* _WHAT THE EXERCISE ASKS_: The entries below contain pictures. Retype everything except those pictures, exactly as given.

>> Begin

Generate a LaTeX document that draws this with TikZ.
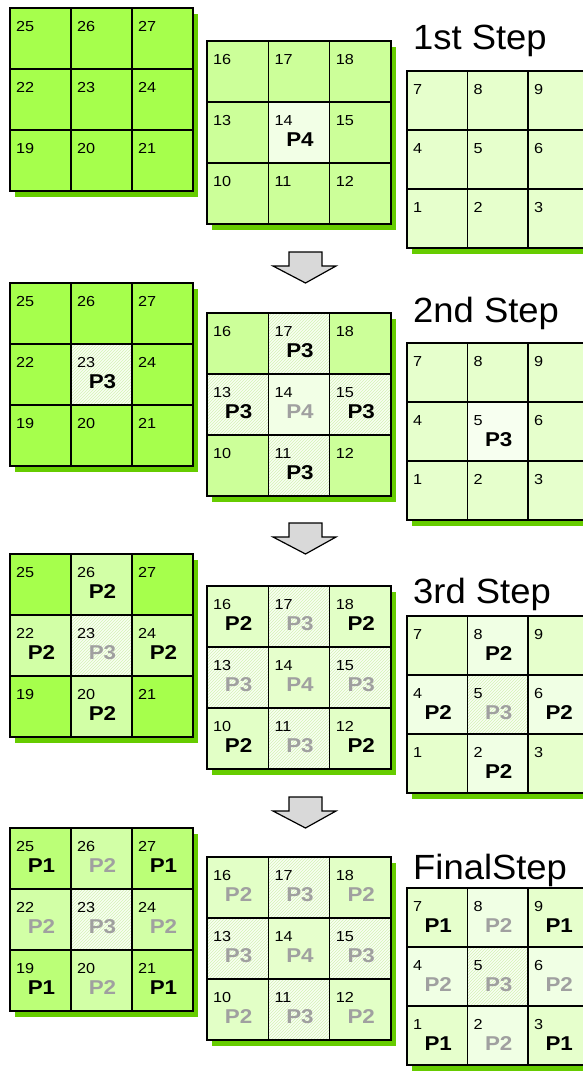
\documentclass[tikz,border=0pt]{standalone}
\usepackage{fontspec}
\setmainfont[FakeStretch=1.12]{Liberation Sans}
\newfontfamily\titlefont[FakeStretch=1.04]{Liberation Sans}
\usetikzlibrary{patterns,calc}
\definecolor{backg}{HTML}{A6FF4C}
\definecolor{midg}{HTML}{CCFF99}
\definecolor{frontg}{HTML}{E6FFCC}
\definecolor{shadowc}{HTML}{66CC00}
\definecolor{hatchfg}{HTML}{D4F2B6}
\definecolor{hatchbg}{HTML}{F8FFF2}
\definecolor{litb}{HTML}{D2FFA6}
\definecolor{litm}{HTML}{E2FFC6}
\definecolor{litf}{HTML}{F0FFE4}
\definecolor{pone}{HTML}{BBFF77}
\definecolor{paleC}{HTML}{F2FFE6}
\definecolor{whiteC}{HTML}{F7FFF0}
\definecolor{graylab}{HTML}{A0A0A0}
\definecolor{arrowgray}{HTML}{D9D9D9}
\tikzset{
  gridline/.style={draw=black, line width=1.6pt},
  cellbox/.style={gridline, inner sep=0pt, outer sep=0pt, anchor=north west},
  hatch/.style={preaction={fill=hatchbg}, pattern=north east lines, pattern color=hatchfg},
  numtext/.style={anchor=base west, inner sep=0pt, font=\fontsize{14.5}{16}\selectfont},
  plabel/.style={anchor=base, inner sep=0pt, font=\fontsize{20}{22}\selectfont\bfseries},
  titletext/.style={anchor=base west, inner sep=0pt, font=\titlefont\fontsize{35}{40}\selectfont},
  blockarrow/.style={fill=arrowgray, draw=black, line width=1.2pt, line join=miter}
}
% #1 step, #2 x, #3 y, #4 cell w, #5 cell h, #6 colour, #7 number offset
\newcommand{\Grid}[7]{%
  \fill[shadowc] (#2+5,#3+6) rectangle ++(3*#4,3*#5);
  \foreach \r in {0,1,2}{\foreach \c in {0,1,2}{%
    \pgfmathtruncatemacro{\n}{#7+(2-\r)*3+\c+1}%
    \node[cellbox, fill=#6, minimum width=#4pt, minimum height=#5pt] (c#1-\n) at (#2+\c*#4, #3+\r*#5) {};
  }}}
% #1 step, #2 number offset
\newcommand{\Nums}[2]{%
  \foreach \k in {1,...,9}{%
    \pgfmathtruncatemacro{\n}{#2+\k}%
    \node[numtext] (n#1-\n) at ($(c#1-\n.north west)+(6,23)$) {\n};
  }}
% #1 step, #2 cell, #3 fill style, #4 label, #5 label colour
\newcommand{\Spec}[5]{%
  \path[#3] (c#1-#2.north west) rectangle (c#1-#2.south east);
  \draw[gridline] (c#1-#2.north west) rectangle (c#1-#2.south east);
  \node[plabel, text=#5] (p#1-#2) at ($(c#1-#2.north)+(1,44)$) {#4};
}
\newcommand{\DownArrow}[1]{%
  \draw[blockarrow] (289,#1) -- (322,#1) -- (322,#1+14) -- (336,#1+14) -- (305.5,#1+31) -- (273,#1+14) -- (289,#1+14) -- cycle;
}
\begin{document}
\begin{tikzpicture}[x=1pt,y=-1pt]
\useasboundingbox (0,0) rectangle (583,1071);
\clip (0,0) rectangle (583,1071);
\fill[white] (0,0) rectangle (583,1071);

% ---------- Step 1 ----------
\Grid{1}{10}{8}{61}{61}{backg}{18}
\Grid{1}{207}{41}{61.3}{61}{midg}{9}
\Grid{1}{407}{71}{60.5}{59}{frontg}{0}
\Spec{1}{14}{fill=paleC}{P4}{black}
\Nums{1}{18}\Nums{1}{9}\Nums{1}{0}
\node[titletext] (title1) at (413,49) {1st Step};
\DownArrow{252}

% ---------- Step 2 ----------
\Grid{2}{10}{283}{61}{61}{backg}{18}
\Grid{2}{207}{313}{61.3}{61}{midg}{9}
\Grid{2}{407}{343}{60.5}{59}{frontg}{0}
\Spec{2}{23}{hatch}{P3}{black}
\Spec{2}{17}{hatch}{P3}{black}
\Spec{2}{13}{hatch}{P3}{black}
\Spec{2}{15}{hatch}{P3}{black}
\Spec{2}{11}{hatch}{P3}{black}
\Spec{2}{14}{fill=paleC}{P4}{graylab}
\Spec{2}{5}{fill=whiteC}{P3}{black}
\Nums{2}{18}\Nums{2}{9}\Nums{2}{0}
\node[titletext] (title2) at (413,322) {2nd Step};
\DownArrow{523}

% ---------- Step 3 ----------
\Grid{3}{10}{554}{61}{61}{backg}{18}
\Grid{3}{207}{586}{61.3}{61}{midg}{9}
\Grid{3}{407}{616}{60.5}{59}{frontg}{0}
\foreach \k in {26,22,24,20}{\Spec{3}{\k}{fill=litb}{P2}{black}}
\Spec{3}{23}{hatch}{P3}{graylab}
\foreach \k in {16,18,10,12}{\Spec{3}{\k}{fill=litm}{P2}{black}}
\foreach \k in {17,13,15,11}{\Spec{3}{\k}{hatch}{P3}{graylab}}
\Spec{3}{14}{fill=frontg}{P4}{graylab}
\foreach \k in {8,4,6,2}{\Spec{3}{\k}{fill=litf}{P2}{black}}
\Spec{3}{5}{hatch}{P3}{graylab}
\Nums{3}{18}\Nums{3}{9}\Nums{3}{0}
\node[titletext] (title3) at (413,603) {3rd Step};
\DownArrow{797}

% ---------- Final Step ----------
\Grid{4}{10}{828}{61}{61}{backg}{18}
\Grid{4}{207}{857}{61.3}{61}{midg}{9}
\Grid{4}{407}{888}{60.5}{59}{frontg}{0}
\foreach \k in {25,27,19,21}{\Spec{4}{\k}{fill=pone}{P1}{black}}
\foreach \k in {26,22,24,20}{\Spec{4}{\k}{fill=litb}{P2}{graylab}}
\Spec{4}{23}{hatch}{P3}{graylab}
\foreach \k in {16,18,10,12}{\Spec{4}{\k}{fill=litm}{P2}{graylab}}
\foreach \k in {17,13,15,11}{\Spec{4}{\k}{hatch}{P3}{graylab}}
\Spec{4}{14}{fill=frontg}{P4}{graylab}
\foreach \k in {7,9,1,3}{\Spec{4}{\k}{fill=frontg}{P1}{black}}
\foreach \k in {8,4,6,2}{\Spec{4}{\k}{fill=litf}{P2}{graylab}}
\Spec{4}{5}{hatch}{P3}{graylab}
\Nums{4}{18}\Nums{4}{9}\Nums{4}{0}
\node[titletext] (title4) at (413,879) {FinalStep};
\end{tikzpicture}
\end{document}
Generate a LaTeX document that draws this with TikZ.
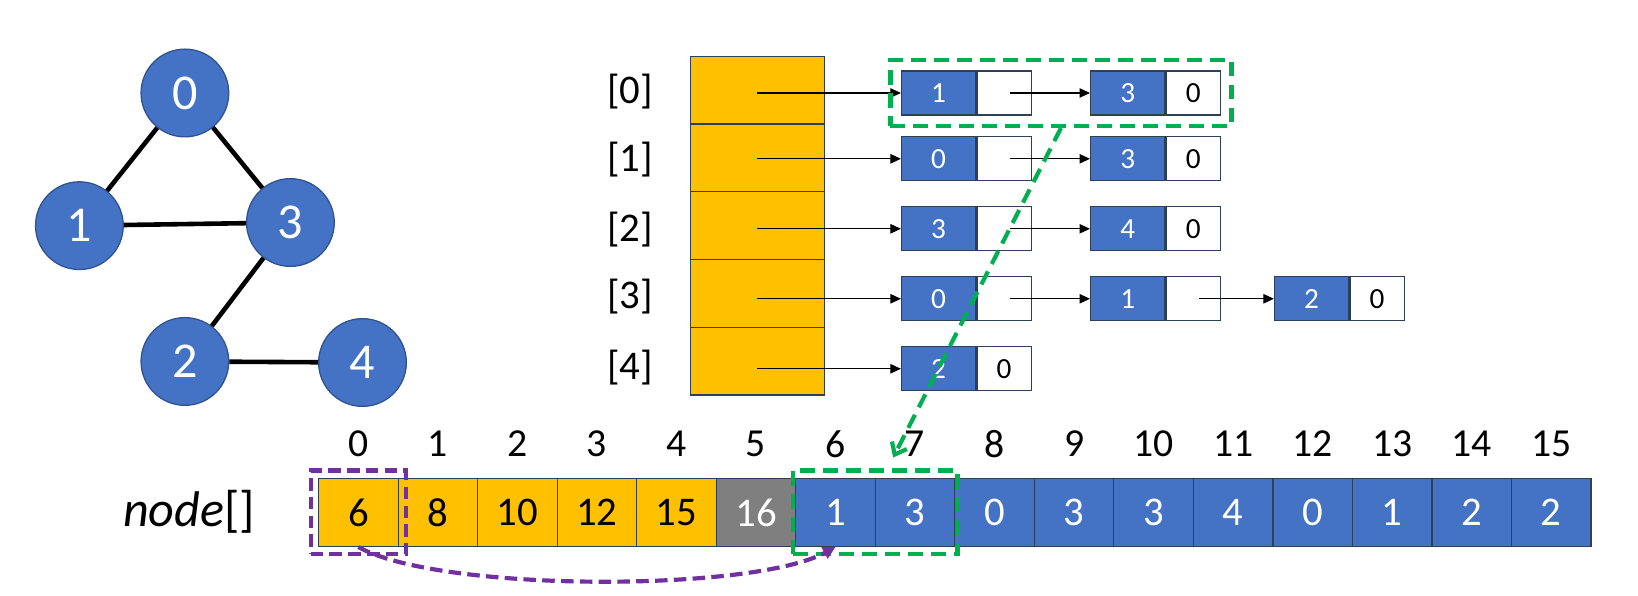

>> End

* _COMPLETED TASK_:
Generate a LaTeX document that draws this with TikZ.
\documentclass[tikz,border=0pt]{standalone}
\usepackage{fontspec}
\setmainfont[FakeStretch=1.12]{Liberation Sans}
\newfontfamily\titlefont[FakeStretch=1.04]{Liberation Sans}
\usetikzlibrary{patterns,calc}
\definecolor{backg}{HTML}{A6FF4C}
\definecolor{midg}{HTML}{CCFF99}
\definecolor{frontg}{HTML}{E6FFCC}
\definecolor{shadowc}{HTML}{66CC00}
\definecolor{hatchfg}{HTML}{D4F2B6}
\definecolor{hatchbg}{HTML}{F8FFF2}
\definecolor{litb}{HTML}{D2FFA6}
\definecolor{litm}{HTML}{E2FFC6}
\definecolor{litf}{HTML}{F0FFE4}
\definecolor{pone}{HTML}{BBFF77}
\definecolor{paleC}{HTML}{F2FFE6}
\definecolor{whiteC}{HTML}{F7FFF0}
\definecolor{graylab}{HTML}{A0A0A0}
\definecolor{arrowgray}{HTML}{D9D9D9}
\tikzset{
  gridline/.style={draw=black, line width=1.6pt},
  cellbox/.style={gridline, inner sep=0pt, outer sep=0pt, anchor=north west},
  hatch/.style={preaction={fill=hatchbg}, pattern=north east lines, pattern color=hatchfg},
  numtext/.style={anchor=base west, inner sep=0pt, font=\fontsize{14.5}{16}\selectfont},
  plabel/.style={anchor=base, inner sep=0pt, font=\fontsize{20}{22}\selectfont\bfseries},
  titletext/.style={anchor=base west, inner sep=0pt, font=\titlefont\fontsize{35}{40}\selectfont},
  blockarrow/.style={fill=arrowgray, draw=black, line width=1.2pt, line join=miter}
}
% #1 step, #2 x, #3 y, #4 cell w, #5 cell h, #6 colour, #7 number offset
\newcommand{\Grid}[7]{%
  \fill[shadowc] (#2+5,#3+6) rectangle ++(3*#4,3*#5);
  \foreach \r in {0,1,2}{\foreach \c in {0,1,2}{%
    \pgfmathtruncatemacro{\n}{#7+(2-\r)*3+\c+1}%
    \node[cellbox, fill=#6, minimum width=#4pt, minimum height=#5pt] (c#1-\n) at (#2+\c*#4, #3+\r*#5) {};
  }}}
% #1 step, #2 number offset
\newcommand{\Nums}[2]{%
  \foreach \k in {1,...,9}{%
    \pgfmathtruncatemacro{\n}{#2+\k}%
    \node[numtext] (n#1-\n) at ($(c#1-\n.north west)+(6,23)$) {\n};
  }}
% #1 step, #2 cell, #3 fill style, #4 label, #5 label colour
\newcommand{\Spec}[5]{%
  \path[#3] (c#1-#2.north west) rectangle (c#1-#2.south east);
  \draw[gridline] (c#1-#2.north west) rectangle (c#1-#2.south east);
  \node[plabel, text=#5] (p#1-#2) at ($(c#1-#2.north)+(1,44)$) {#4};
}
\newcommand{\DownArrow}[1]{%
  \draw[blockarrow] (289,#1) -- (322,#1) -- (322,#1+14) -- (336,#1+14) -- (305.5,#1+31) -- (273,#1+14) -- (289,#1+14) -- cycle;
}
\begin{document}
\begin{tikzpicture}[x=1pt,y=-1pt]
\useasboundingbox (0,0) rectangle (583,1071);
\clip (0,0) rectangle (583,1071);
\fill[white] (0,0) rectangle (583,1071);

% ---------- Step 1 ----------
\Grid{1}{10}{8}{61}{61}{backg}{18}
\Grid{1}{207}{41}{61.3}{61}{midg}{9}
\Grid{1}{407}{71}{60.5}{59}{frontg}{0}
\Spec{1}{14}{fill=paleC}{P4}{black}
\Nums{1}{18}\Nums{1}{9}\Nums{1}{0}
\node[titletext] (title1) at (413,49) {1st Step};
\DownArrow{252}

% ---------- Step 2 ----------
\Grid{2}{10}{283}{61}{61}{backg}{18}
\Grid{2}{207}{313}{61.3}{61}{midg}{9}
\Grid{2}{407}{343}{60.5}{59}{frontg}{0}
\Spec{2}{23}{hatch}{P3}{black}
\Spec{2}{17}{hatch}{P3}{black}
\Spec{2}{13}{hatch}{P3}{black}
\Spec{2}{15}{hatch}{P3}{black}
\Spec{2}{11}{hatch}{P3}{black}
\Spec{2}{14}{fill=paleC}{P4}{graylab}
\Spec{2}{5}{fill=whiteC}{P3}{black}
\Nums{2}{18}\Nums{2}{9}\Nums{2}{0}
\node[titletext] (title2) at (413,322) {2nd Step};
\DownArrow{523}

% ---------- Step 3 ----------
\Grid{3}{10}{554}{61}{61}{backg}{18}
\Grid{3}{207}{586}{61.3}{61}{midg}{9}
\Grid{3}{407}{616}{60.5}{59}{frontg}{0}
\foreach \k in {26,22,24,20}{\Spec{3}{\k}{fill=litb}{P2}{black}}
\Spec{3}{23}{hatch}{P3}{graylab}
\foreach \k in {16,18,10,12}{\Spec{3}{\k}{fill=litm}{P2}{black}}
\foreach \k in {17,13,15,11}{\Spec{3}{\k}{hatch}{P3}{graylab}}
\Spec{3}{14}{fill=frontg}{P4}{graylab}
\foreach \k in {8,4,6,2}{\Spec{3}{\k}{fill=litf}{P2}{black}}
\Spec{3}{5}{hatch}{P3}{graylab}
\Nums{3}{18}\Nums{3}{9}\Nums{3}{0}
\node[titletext] (title3) at (413,603) {3rd Step};
\DownArrow{797}

% ---------- Final Step ----------
\Grid{4}{10}{828}{61}{61}{backg}{18}
\Grid{4}{207}{857}{61.3}{61}{midg}{9}
\Grid{4}{407}{888}{60.5}{59}{frontg}{0}
\foreach \k in {25,27,19,21}{\Spec{4}{\k}{fill=pone}{P1}{black}}
\foreach \k in {26,22,24,20}{\Spec{4}{\k}{fill=litb}{P2}{graylab}}
\Spec{4}{23}{hatch}{P3}{graylab}
\foreach \k in {16,18,10,12}{\Spec{4}{\k}{fill=litm}{P2}{graylab}}
\foreach \k in {17,13,15,11}{\Spec{4}{\k}{hatch}{P3}{graylab}}
\Spec{4}{14}{fill=frontg}{P4}{graylab}
\foreach \k in {7,9,1,3}{\Spec{4}{\k}{fill=frontg}{P1}{black}}
\foreach \k in {8,4,6,2}{\Spec{4}{\k}{fill=litf}{P2}{graylab}}
\Spec{4}{5}{hatch}{P3}{graylab}
\Nums{4}{18}\Nums{4}{9}\Nums{4}{0}
\node[titletext] (title4) at (413,879) {FinalStep};
\end{tikzpicture}
\end{document}
Generate a LaTeX document that draws this with TikZ.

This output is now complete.